South Africans Should Welcome New Chinese Trade Pact

The Editorial Board

February 10, 2026

5 min read

China and South Africa have agreed to a framework promising duty-free access and investment talks by March – that is a very good thing.
South Africans Should Welcome New Chinese Trade Pact
Image by Lubabalo Lesolle - Gallo Images

This newspaper has previously argued that as a consequence of colonial rule, South African corporate and business thinking has long tilted by default toward the West. The fact that the 1994 transition coincided with a United States (US)-led unipolar world sustained such thinking deep into the democratic era. But that unipolar context has changed as China rises to challenge US power. That shift towards multipolarity has further coincided with the fact that, unlike 30 years ago, Western social and economic policy advice can no longer be assumed to serve South Africa’s economic interests.

Climate and social justice ideologies, in particular, have done great harm to competitiveness and living standards in the countries that have applied them and, in so far as they were foisted on South Africa by western NGOs and activists, have contributed directly to stunting its rate of economic growth and sustaining its high rate of unemployment.

It is to be welcomed, therefore, that South Africa has used a Beijing trade summit to lock in a formal economic framework with China.

Last week, South Africa’s Minister of Trade and Industry, Parks Tau, and China’s Commerce Minister, Wang Wentao, signed a “framework agreement on economic partnership for shared prosperity” covering terrain from “trade cooperation” to “investment cooperation”, “new energy cooperation”, and “multilateral cooperation.”

The South African trade ministry has also said the framework will be followed by an “early harvest agreement by the end of March 2026”, which “will see China provide duty-free access to South African exported products and enhance Chinese investment into South Africa”.

That deadline gives the still-to-be-finalised agreement an unusually near-term horizon.

Striking a very friendly tone, South Africa’s trade ministry described the country as “a major destination for Chinese investment in Africa” and “the leading African country in terms of actual investments in China”, and said that there has been “a significant and steady increase in Chinese investments in South Africa … Chinese automotive companies are investing into the South African economy and creating much-needed employment opportunities.”

In comments partly directed to goad Washington, with which relations remain less than friendly, the ministry said that South Africa looks forward to working with China “in a friendly, pragmatic and flexible manner”, while ensuring “consistency with World Trade Organisation principles” and providing “a stable and predictable environment for economic cooperation and win-win outcomes”.

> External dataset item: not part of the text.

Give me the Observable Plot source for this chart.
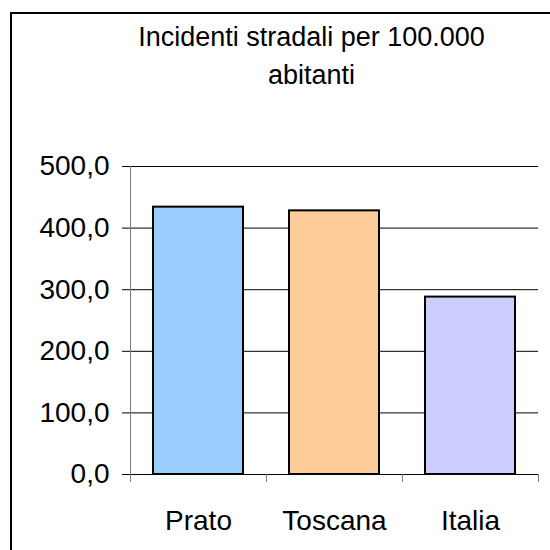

But despite the positive tenor of the remarks, the South African government’s fears about opening the domestic economy to Chinese investment were not far below the surface, with the government saying talks will ensure that “the necessary safeguards are built into the agreement to protect South Africa’s industrial capacity”.

That is going to be a tough ask. South Africa places all manner of regulatory and policy obstacles in front of investors seeking to do business in the country – obstacles that will be alien to China’s extremely efficient, pragmatic, and professional business and investment culture.

The Common Sense has already reported on how South Africa’s government sought to increase tariffs on imported Chinese vehicles in order to shield European and American firms, which are subsidised by taxpayers to assemble vehicles in South Africa, from Chinese competition. That sort of thing will not go down well in Beijing.

The South African business community has been lukewarm in their response to the framework pact with China. Many in that community, especially with ties to Western-domiciled firms, know that increased Chinese entry means more effective competition from world-class professionals with an often-superior work ethic, who run more efficient businesses, and increasingly, as in the case of the auto-industry, produce better products and technology at much lower prices. South Africa’s economy would do well to receive a healthy dose of all of that.